The M&A process is difficult to manage and navigate. There are many moving parts for all parties involved, from financial terms to the integration of new personnel and the merging of corporate cultures.
However, there may be another important consideration during the M&A process that even finance and business experts overlook: intellectual property theft and network security.
Grady Summers of Mandiant, an information security company, recently authored a blog post for the company’s M-unition blog that discussed a rising trend of network compromises during the M&A process. The article highlights recent examples of intellectual property theft during M&A’s and provides information on how organizations can improve their chances of detecting compromise during the M&A process.
Here is an excerpt from the article:
“…organizations are buying and selling compromise during merger & acquisition activity. We observed a significant percentage of incidents we responded to last year were discovered either (1) after the acquiring organization had integrated a smaller organization into its network or were (2) discovered during the due diligence process, before the organizations’ networks were connected.

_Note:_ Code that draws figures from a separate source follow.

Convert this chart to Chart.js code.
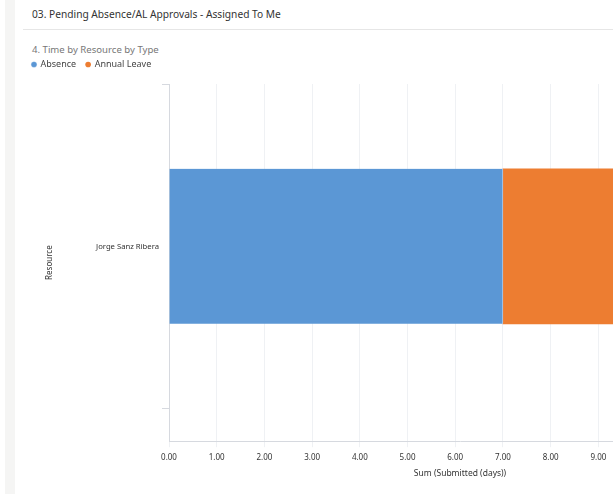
<!DOCTYPE html>
<html>
<head>
<meta charset="utf-8">
<script src="https://cdn.jsdelivr.net/npm/chart.js@4"></script>
<style>
  body { margin: 0; background: #fff; width: 613px; height: 494px; overflow: hidden; position: relative; font-family: "Noto Sans", sans-serif; }
  #strip { position: absolute; left: 5px; top: 0; width: 10px; height: 494px; background: #f5f5f4; }
  #header { position: absolute; left: 32px; top: 7px; font-size: 10.2px; color: #333; white-space: nowrap; }
  #rule { position: absolute; left: 23px; top: 29px; width: 600px; height: 1px; background: #e6e6e6; }
  #subtitle { position: absolute; left: 32px; top: 43px; font-size: 9.6px; color: #777; white-space: nowrap; }
  #wrap { position: absolute; left: 20px; top: 50px; width: 741px; height: 444px; }
</style>
</head>
<body>
<div id="strip"></div>
<div id="header">03. Pending Absence/AL Approvals - Assigned To Me</div>
<div id="rule"></div>
<div id="subtitle">4. Time by Resource by Type</div>
<div id="wrap"><canvas id="timeChart"></canvas></div>
<script>
const resources = ["Jorge Sanz Ribera"];
const absenceDays = [7];
const annualLeaveDays = [3]; // runs off the right edge, estimated
const xTicks = [0, 1, 2, 3, 4, 5, 6, 7, 8, 9, 10, 11, 12];

const axisColor = "#d6d9df";
const gridColor = "#eff1f4";

// one band per resource, centred on its index
const toPoints = (values) => values.map((v, i) => ({ x: v, y: i }));

// a bit more room under the legend
const legendGap = {
  id: "legendGap",
  beforeInit(chart) {
    const fit = chart.legend.fit;
    chart.legend.fit = function () {
      fit.call(this);
      this.height += 5;
    };
  },
};

new Chart(document.getElementById("timeChart"), {
  type: "bar",
  plugins: [legendGap],
  data: {
    datasets: [
      {
        label: "Absence",
        data: toPoints(absenceDays),
        backgroundColor: "#5b97d5",
        borderColor: "#b3cfee",
        borderWidth: { top: 0, bottom: 0, left: 0, right: 1 },
        borderSkipped: false,
      },
      {
        label: "Annual Leave",
        data: toPoints(annualLeaveDays),
        backgroundColor: "#ed7d31",
        borderWidth: 0,
      },
    ],
  },
  options: {
    indexAxis: "y",
    responsive: true,
    maintainAspectRatio: false,
    animation: false,
    barThickness: 155,
    layout: { padding: { left: 2, right: 10, top: 0, bottom: 15 } },
    plugins: {
      tooltip: { enabled: false },
      legend: {
        align: "start",
        labels: {
          usePointStyle: true,
          pointStyle: "circle",
          boxWidth: 4,
          boxHeight: 4,
          padding: 10,
          color: "#444",
          font: { family: "Noto Sans", size: 9 },
        },
      },
    },
    scales: {
      x: {
        stacked: true,
        min: 0,
        max: 12.2,
        afterBuildTicks: (s) => { s.ticks = xTicks.map((v) => ({ value: v })); },
        ticks: {
          color: "#333",
          padding: 6,
          maxRotation: 0,
          font: { family: "Noto Sans", size: 8 },
          callback: (v) => Number(v).toFixed(2),
        },
        grid: { color: gridColor, tickColor: gridColor, tickLength: 6 },
        border: { color: axisColor },
        title: {
          display: true,
          text: "Sum (Submitted (days))",
          color: "#333",
          font: { family: "Noto Sans", size: 8.5 },
          padding: { top: 0, bottom: 0 },
        },
      },
      y: {
        type: "linear",
        stacked: true,
        offset: false,
        min: -0.6,
        max: 0.5,
        afterBuildTicks: (s) => { s.ticks = [{ value: -0.5 }, { value: 0 }, { value: 0.5 }]; },
        afterFit: (s) => { s.width = 147; },
        ticks: {
          color: "#333",
          padding: 3,
          font: { family: "Noto Sans", size: 7.7 },
          callback: (v) => (v === 0 ? resources[0] : ""),
        },
        grid: {
          offset: false,
          drawOnChartArea: false,
          tickLength: 7,
          tickColor: (ctx) => (ctx.tick && ctx.tick.value === 0 ? "rgba(0,0,0,0)" : axisColor),
        },
        border: { color: axisColor },
        title: {
          display: true,
          text: "Resource",
          color: "#333",
          font: { family: "Noto Sans", size: 8 },
          padding: { top: 23, bottom: 0 },
        },
      },
    },
  },
});
</script>
</body>
</html>
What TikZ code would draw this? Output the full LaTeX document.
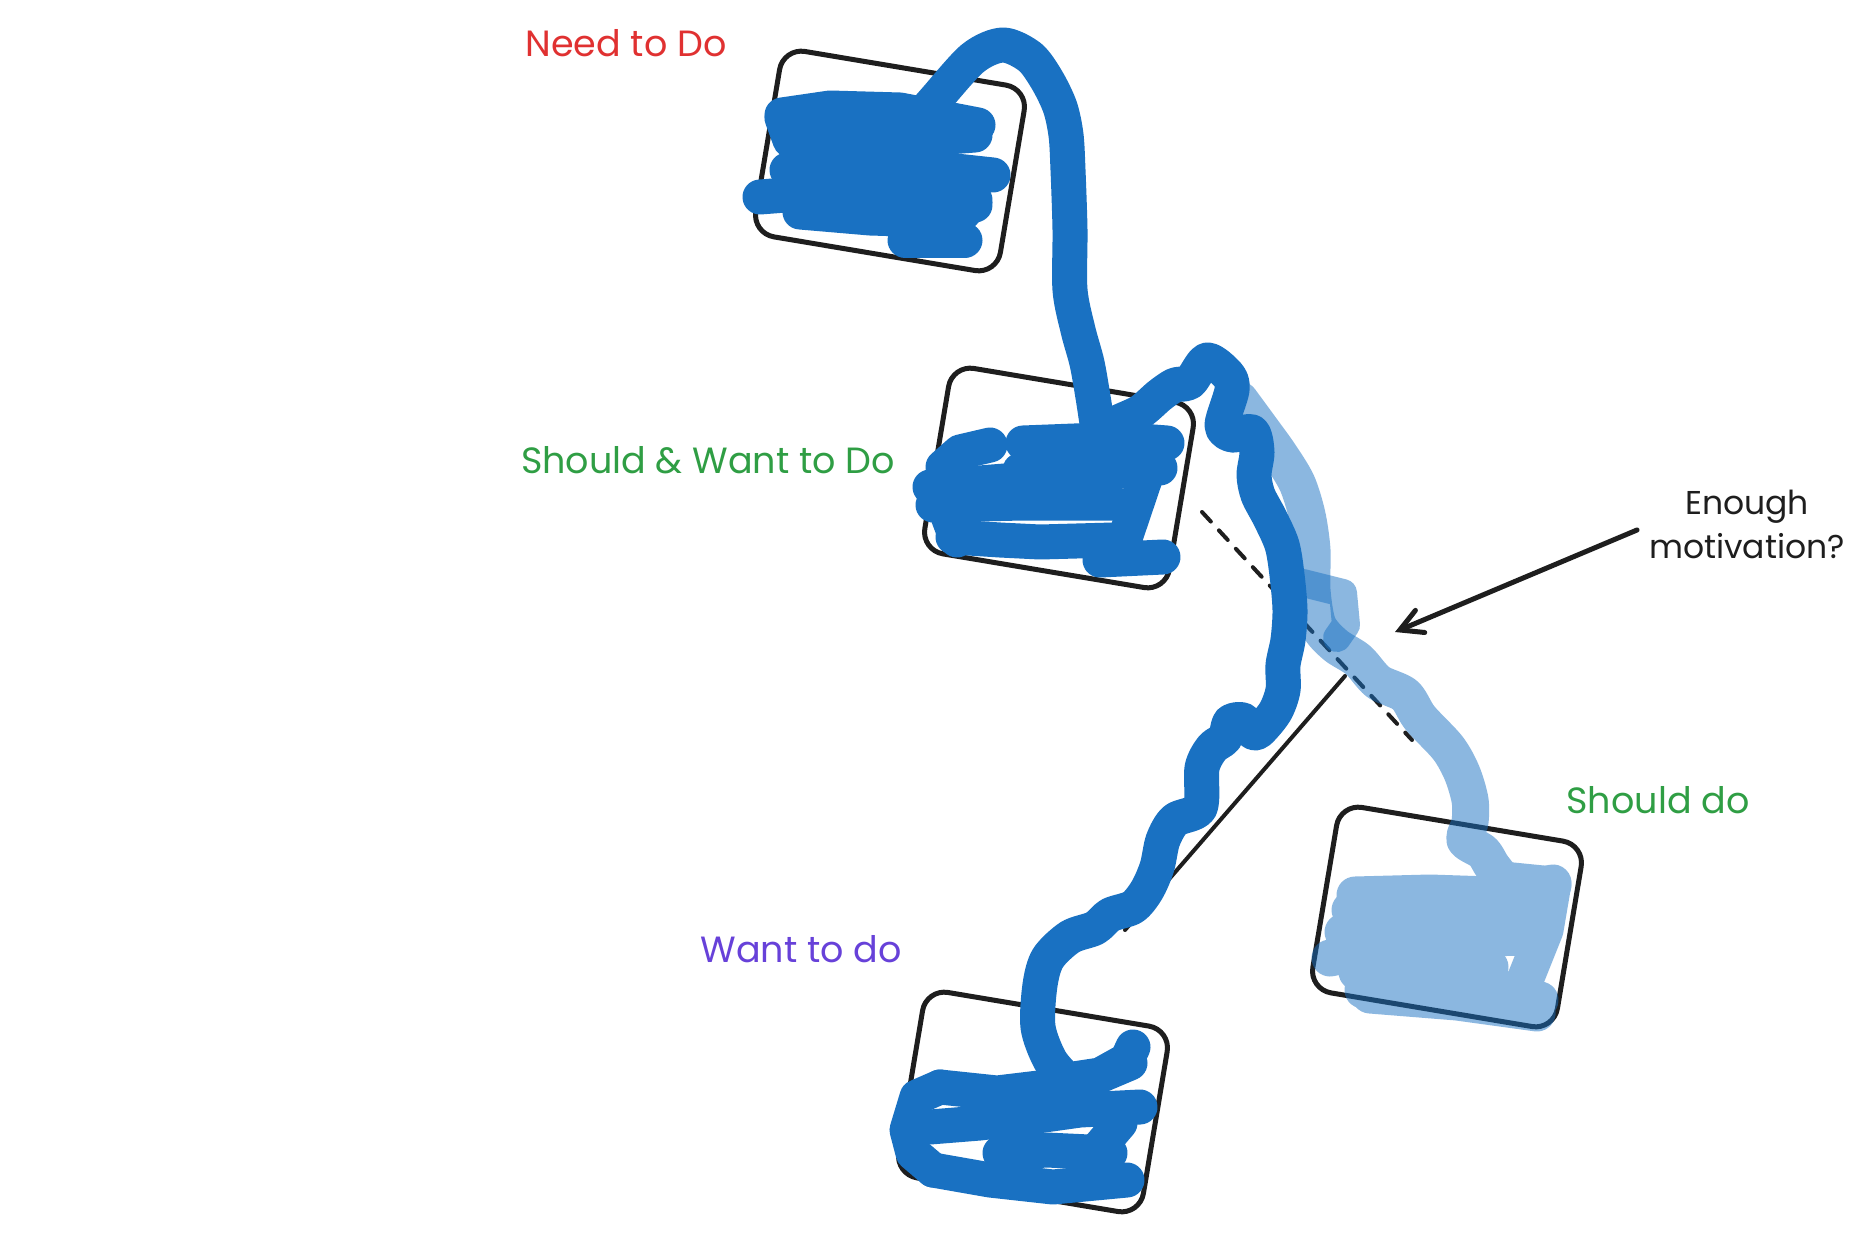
\documentclass[tikz,border=0pt]{standalone}
\usepackage{fontspec}
\setmainfont{Poppins}
\usetikzlibrary{arrows.meta}
\definecolor{ink}{HTML}{1E1E1E}
\definecolor{pen}{HTML}{1971C2}
\definecolor{redtxt}{HTML}{E03131}
\definecolor{greentxt}{HTML}{2F9E44}
\definecolor{violettxt}{HTML}{6741D9}
\begin{document}
\begin{tikzpicture}[x=1pt,y=-1pt,
  box/.style={draw=ink, line width=5pt, rounded corners=22pt, minimum width=248pt, minimum height=188pt, rotate=-9.5, inner sep=0pt},
  dark/.style={draw=pen, line width=35pt, line cap=round, line join=round},
  light/.style={draw=pen, line width=37pt, line cap=round, line join=round},
  lbl/.style={font=\fontsize{36.5}{42}\selectfont, inner sep=0pt, anchor=center},
  guide/.style={draw=ink, line width=4pt, line cap=round},
  ]
\useasboundingbox[fill=white] (0,0) rectangle (1864,1236);

% boxes
\node[box] (b1) at (890,161) {};
\node[box] (b2) at (1059,478) {};
\node[box] (b3) at (1033,1102) {};
\node[box] (b4) at (1447,917) {};

% labels
\node[lbl, text=redtxt] (l1) at (626,43) {Need to Do};
\node[lbl, text=greentxt] (l2) at (708,460) {Should \& Want to Do};
\node[lbl, text=violettxt] (l3) at (801,949) {Want to do};
\node[lbl, text=greentxt] (l4) at (1658,800) {Should do};
\node[lbl, text=ink, align=center, font=\fontsize{33}{44}\selectfont] (l5) at (1747,524) {Enough\\motivation?};

% guide lines
\coordinate (d1) at (1202,512);
\coordinate (d2) at (1412,740);
\coordinate (s1) at (1345,676);
\coordinate (s2) at (1125,930);
\coordinate (a1) at (1637,530);
\coordinate (a2) at (1395,632);
\draw[guide, dash pattern=on 13pt off 12pt] (d1) -- (d2);
\draw[guide] (s1) -- (s2);
\draw[draw=ink, line width=5pt, line cap=round, -{Straight Barb[length=22pt,width=24pt,line cap=round]}] (a1) -- (a2);

% light path (should do)
\begin{scope}[transparency group, opacity=0.5]
\draw[light] plot[smooth, tension=0.5] coordinates {(1240,400) (1262,430) (1280,455) (1297,483) (1307,515) (1312,550) (1312,590) (1318,625) (1335,645) (1358,660) (1378,682) (1405,695) (1420,718) (1448,748) (1462,773) (1470,800) (1470,822) (1465,840) (1483,852) (1492,866) (1503,880)};
\draw[light] (1503,880) -- (1553,885);
\draw[light] (1355,895) -- (1430,893) -- (1490,895) -- (1553,883) -- (1545,930) -- (1525,980) -- (1523,1000) -- (1537,1012);
\draw[light] (1350,910) -- (1523,907);
\draw[light] (1343,932) -- (1523,928);
\draw[light] (1330,958) -- (1423,940) -- (1523,937);
\draw[light] (1357,972) -- (1490,967);
\draw[light] (1363,990) -- (1473,980) -- (1540,1000);
\draw[light] (1370,995) -- (1457,1002) -- (1537,1013);
\end{scope}
\begin{scope}[opacity=0.5]
\draw[light, line width=28pt] (1303,583) -- (1343,593) -- (1346,625) -- (1337,638);
\end{scope}

% dark path
\draw[dark] plot[smooth, tension=0.5] coordinates {(905,135) (935,100) (973,58) (1003,45) (1030,57) (1047,80) (1060,107) (1066,135) (1068,170) (1070,230) (1070,290) (1078,330) (1087,363) (1093,397) (1097,423) (1100,440)};
\draw[dark] plot[smooth, tension=0.5] coordinates {(1100,440) (1113,425) (1140,412) (1160,395) (1175,385) (1190,382) (1207,360) (1228,375) (1232,390) (1222,425) (1232,435) (1252,432) (1257,452) (1254,475) (1258,495) (1270,518) (1282,545) (1287,575) (1290,610) (1288,640) (1283,665) (1283,690) (1275,712) (1258,732) (1250,730) (1243,720) (1230,722) (1225,738) (1212,748) (1202,768) (1200,808) (1175,820) (1163,840) (1157,867) (1147,890) (1133,907) (1110,915) (1095,928) (1070,937) (1048,958) (1040,985) (1038,1027) (1050,1060) (1067,1080)};

% box 1 scribble
\draw[dark] (782,115) -- (830,108) -- (900,110) -- (978,125);
\draw[dark] (782,118) -- (790,140) -- (880,142) -- (975,135);
\draw[dark] (787,170) -- (900,165) -- (993,175);
\draw[dark] (760,197) -- (850,190) -- (935,195) -- (975,205);
\draw[dark] (800,212) -- (870,218) -- (935,220) -- (970,200) -- (968,178);
\draw[dark] (905,240) -- (965,240);
\draw[dark] (950,228) -- (975,200);
\draw[dark] (880,110) -- (905,135);

% box 2 scribble
\draw[dark] (1100,440) -- (1023,443);
\draw[dark] (1100,438) -- (1167,443);
\draw[dark] (930,487) -- (1017,480) -- (1100,472) -- (1160,468);
\draw[dark] (943,467) -- (960,452) -- (990,445);
\draw[dark] (933,505) -- (1023,503) -- (1113,503);
\draw[dark] (953,537) -- (1000,540) -- (1040,542) -- (1113,540);
\draw[dark] (940,495) -- (957,540);
\draw[dark] (1147,473) -- (1120,553) -- (1100,560) -- (1163,557);
\draw[dark] (1020,470) -- (1110,470);

% box 3 scribble
\draw[dark] (1067,1080) -- (1100,1075) -- (1127,1060) -- (1133,1047);
\draw[dark] (940,1087) -- (997,1093) -- (1047,1087) -- (1097,1077) -- (1130,1063);
\draw[dark] (930,1127) -- (980,1123) -- (1030,1117) -- (1080,1110) -- (1140,1107);
\draw[dark] (940,1087) -- (917,1097) -- (907,1130) -- (913,1153) -- (933,1170);
\draw[dark] (1000,1153) -- (1047,1150) -- (1110,1153);
\draw[dark] (933,1170) -- (990,1180) -- (1053,1187) -- (1127,1180);
\draw[dark] (1120,1123) -- (1097,1150) -- (1087,1170);
\draw[dark] (1000,1100) -- (1060,1100);
\end{tikzpicture}
\end{document}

Since we published M-Trends: An Evolving Threat, I have received a lot of questions about how this early detection (prior to integration of networks) actually works. How is it that many companies do not know they themselves are breached, and yet the organization that is acquiring them can detect these advanced targeted threats when their networks are connected.
Although it is not fun, practice makes perfect. That is, the organizations who are finding compromise in acquisitions are those who have been at this the longest. That makes intuitive sense. However, there are a few things that every organization can do to improve its chances of detecting compromise during an M&A process…”
The rest of the article can be read here.
Although it may not be as top of mind as merging corporate cultures or negotiating financial terms, detecting and eliminating data breaches and the loss of intellectual property can be just as important of a consideration during the M&A process. If your company is considering a merger or acquisition, it may be a good idea to think about your security posture first.